Because the superior court modified visitation, it must have first found a change in circumstances. It did not do so expressly, but implicitly did so in finding "a complete breakdown in civil communication between the parties." Siegfried's motion to modify adequately demonstrated a change in circumstances.
We note that the superior court could have entered the interim relief Siegfried requested — that no visitation be allowed before the court determined Fowler's suitability for visitation — without conducting a hearing. Because Siegfried made out the requisite prima facie showing of a substantial change in circumstances, because Fowler did not oppose her request for interim relief, and because Fowler's silence established that there were no factual disputes regarding that relief, it would not have been error to enter an order granting that interim relief.
C. It Was Error Not To Enter Findings.
Siegfried also argues that it was an abuse of discretion to modify visitation without conducting a best interests analysis or entering findings regarding the children's best interests.
Once a movant for modification of custody or visitation makes out a prima facie showing of a change in circumstances, the superior court must determine whether modification is in the children's best interests. The court must consider the statutory best interest factors in AS 25.24.150(c) and make findings regarding the change in circumstances and the children's best interests. Such findings are critical to appellate review; without sufficient findings, we are "unable to adequately evaluate the correctness of the court's decision to modify the custody decree." "The findings need not be extensive, but must either give us a clear indication of the factors which the superior court considered important in exercising its discretion or allow us to glean from the record what considerations were involved."
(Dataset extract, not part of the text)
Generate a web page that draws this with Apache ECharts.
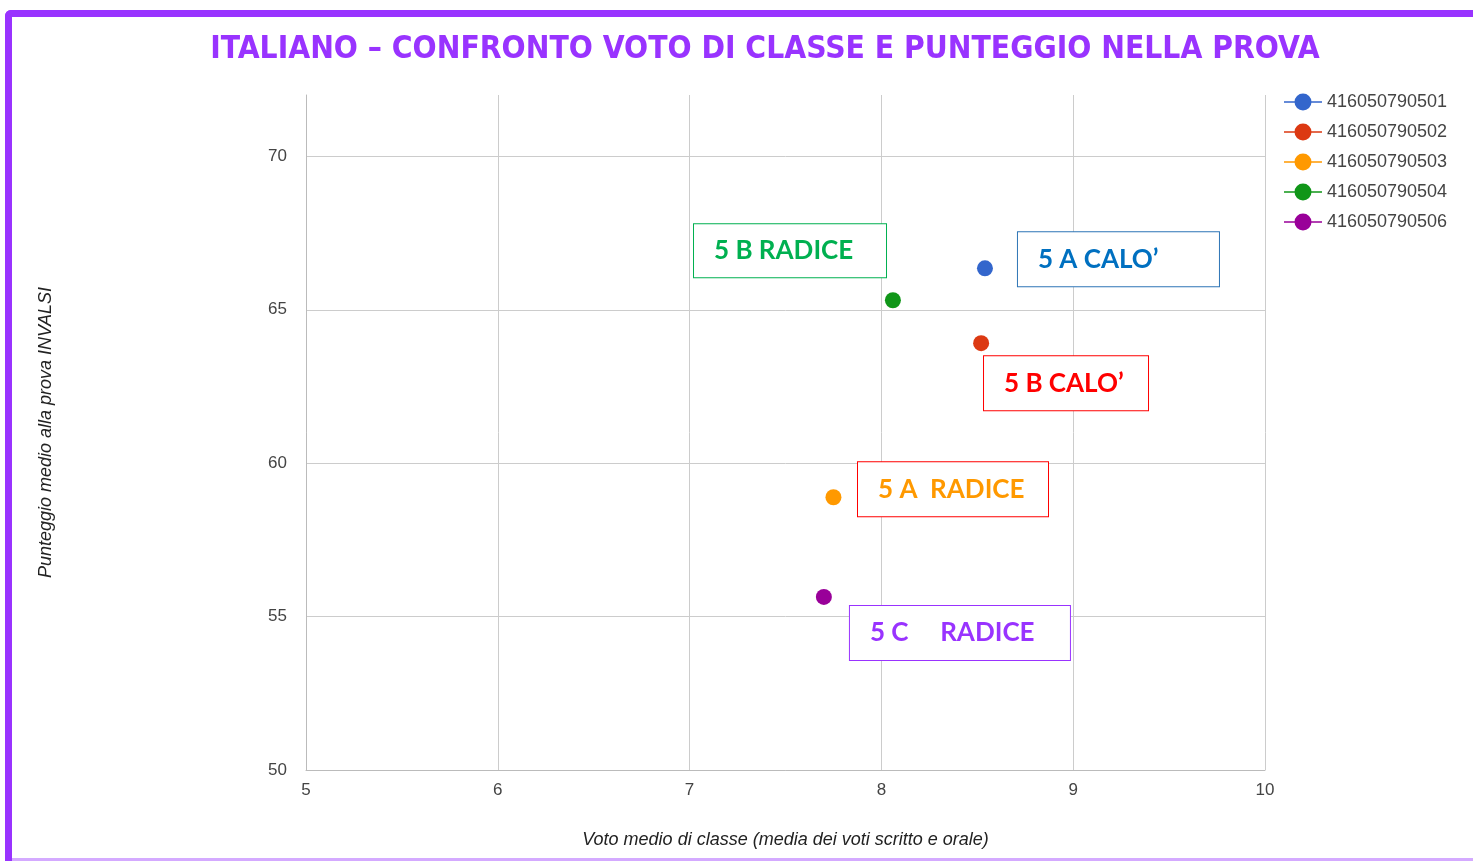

Barrett v. Alguire, 35 P.3d 1, 6 (Alaska 2001); see AS 25.20.110(a).
See Howlett, 890 P.2d at 1127 ("It is reversible error for a judge to modify custody without making findings regarding the change in circumstances and the best interests of the child."); Hakas v. Bergenthal, 843 P.2d 642, 644 (Alaska 1992) ("A best interest of the child inquiry is an essential component of a custody determination, whether it is in the context of an initial custody determination or modification of an existing custody arrangement.").
Lee v. Cox, 790 P.2d 1359, 1362 (Alaska 1990).
Bird v. Starkey, 914 P.2d 1246, 1249 n. 4 (Alaska 1996).
Because there were no findings here, we cannot review the modification order; we have no indication of the factors considered important or whether there was consideration of the statutory best interest factors. On remand, and after a hearing addressing all material factual disputes, a best interests analysis must be conducted and findings sufficient for appellate review must be entered.
IV. CONCLUSION
For these reasons we VACATE that portion of the modification order granting thirty consecutive days summer visitation to Fowler and REMAND for further proceedings consistent with this opinion. Although we express no opinion about whether the superior court should enter the interim relief requested by Siegfried in her September 2005 motion, our opinion does not preclude that relief.
Notwithstanding the provisions of Appellate Rules 507(b) and 512(a), this decision will take effect immediately, and the clerk of the appellate courts shall return the record to the superior court without waiting for expiration of the time for filing a petition for rehearing.